Review: The Eels, live at First Avenue, Feb 22nd, 2013

(more like WORST ave, am i right you guys?)

One of the things I learned from Friday night’s Eels concert at First Avenue is that the band has a very large following in the twin cities—the show wasn’t sold out, but you were practically “ass to ankles” with the person next to you. I also learned that The Eels attract a wide variety of people to their shows—but this may also be the venue itself.

There were the obvious hardcore fans, right up front, singing along to every song, punctuating each lyric or guitar note by pointing their finger on the hand attached to the arm they already had above their head in a celebratory fashion. There were a lot of people, of all ages, swaying awkwardly—you know the way that white people tend to do. There were quite a number of older people in the crowd. I saw a guy who kind of looked like Vice President Joe Biden (I’m guessing it probably wasn’t him.) I also saw a man who maybe could have been somebody’s grandfather. There’s no age limit cut off to a concert that I am aware of, but I’d say they were all probably there thanks to Minnesota Public Radio’s co-sponsoring of the show, as well as the heavy rotation of the new singles by the band.

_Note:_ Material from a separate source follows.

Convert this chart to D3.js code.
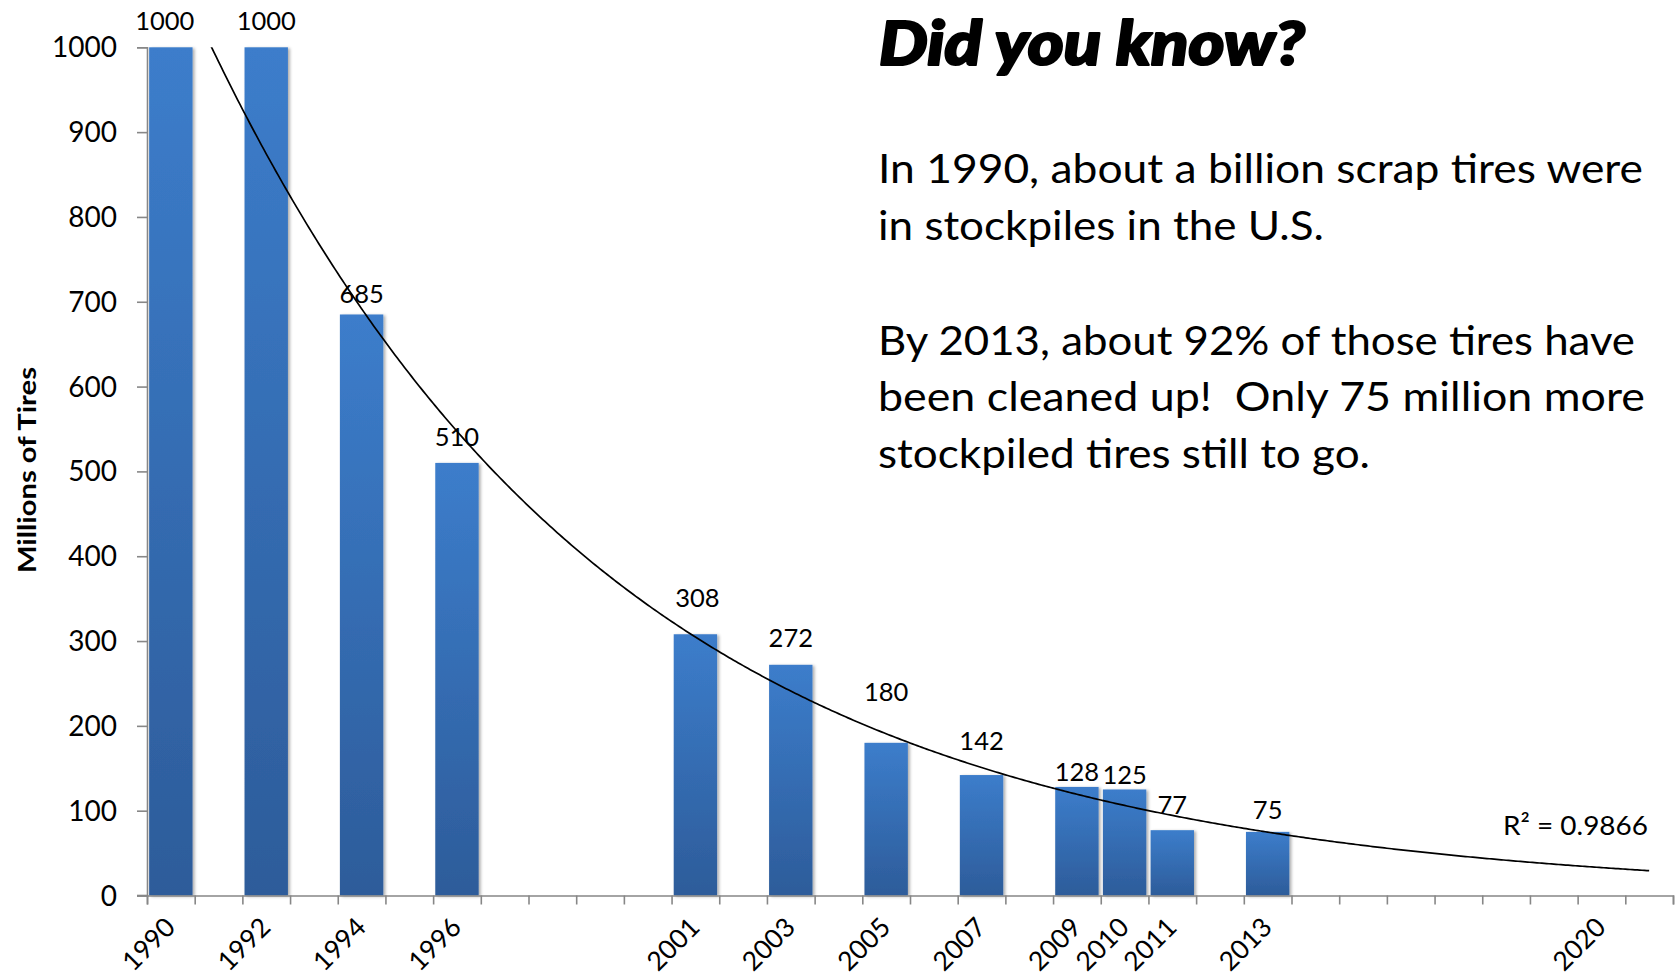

Then there were the usual scenesters who you often see at First Ave shows—mostly young women, who are all dressed up for a night out on the town, walking around in groups of four or five, carrying large drinks with two straws in them. And again, here I am coming off a little judgey. Maybe these ladies are really fans of the band playing, but more often than not, they just continue to walk around the upstairs portion of the venue, or they stand and talk amongst themselves, yelling loudly so they can hear each other over the noise, perfectly fine with the fact that they spent hard earned money just to get in, so that they could talk amongst themselves while a band attempts to perform live.

Then there were was the couple who were basically having sex in the corner by the women’s bathroom. I know I wasn’t the only one who noticed. But I was the only one who seemed alarmed by it.

(a photo the internet provided me with from a night earlier on the tour. 
we were standing in a portion of the venue with horrible sight lines.)

This was my first time seeing The Eels perform. The band is currently five members strong, and they are loud. Like, REALLY loud. And at a certain point, I had a hard time believing that this band started out as a trio back in the mid-90s.

Touring in support of Wonderful, Glorious, nine of the twelve songs from that album made an appearance. The rest of the set was made up of a smattering of songs from the extensive Eels canon—now ten albums deep, but it mostly relied on heavier material that would lend itself well to the sound of the band. Heavier is also what the crowd wanted—in a few of the more quiet moments during the show, specifically the song “Flower,” dating all the way back to their 1996 debut, I could tell that in slowing things down, people’s attention waned, and the low rumble of crowd chatter was much more noticeable.

As a live act, the band is tight and very well rehearsed. Mark Oliver Everett, or “E” as he is simply known is a strange bandleader—performing on what he refers to as the “lead singer riser.” Earlier in the set, he individually would command each band member to come down and give him a hug. In the final third of the set, he and guitarist “The Chet,” talked about how they had been rocking the world for a decade, and decided to renew their vows as lead singer and guitarist. It was an interesting bit to work into a set with little to no banter with the audience, but you could tell that it’s been done every night so far on the tour, and that it will continue to be done every night until it’s done.

The main set closed out with the title track from the new album, and prior to playing it, E mentioned that there was no way they’d be coming back out to perform any more songs after it was finished. Oh but that was a joke! The band sauntered back on stage after maybe two minutes of cheering and applauding, and played two more songs—one of which was an interesting medley of two of their most well known songs—“My Beloved Monster,” and “Mr. E’s Beautiful Blues.”

I went to the show with two friends, and a running joke we had throughout the night was how good the show needed to be to justify the ticket price. After all the taxes and hidden fees, it came out to be $30 a ticket. For The Eels? In 2013? In this economy? With a high price, we were all very surprised by how packed the show was.

Eels- That's Not Really Funny (live 2011) from the deluxe edition of Wonderful, Glorious

I would never say that The Eels are one of my all time favorite bands. They are responsible for an incredible record—1998’s Electro-shock Blues, which I still love to this day. Their interesting blend of rock, tormented pop, whimsy, and sadness is definitely one of those tings you have to be in the right frame of mind for. In a live setting, the band knows not to take themselves too seriously (they wear matching track suits for god's sake), and for 75 minutes, they will put on a fun, lively show worth of your $30.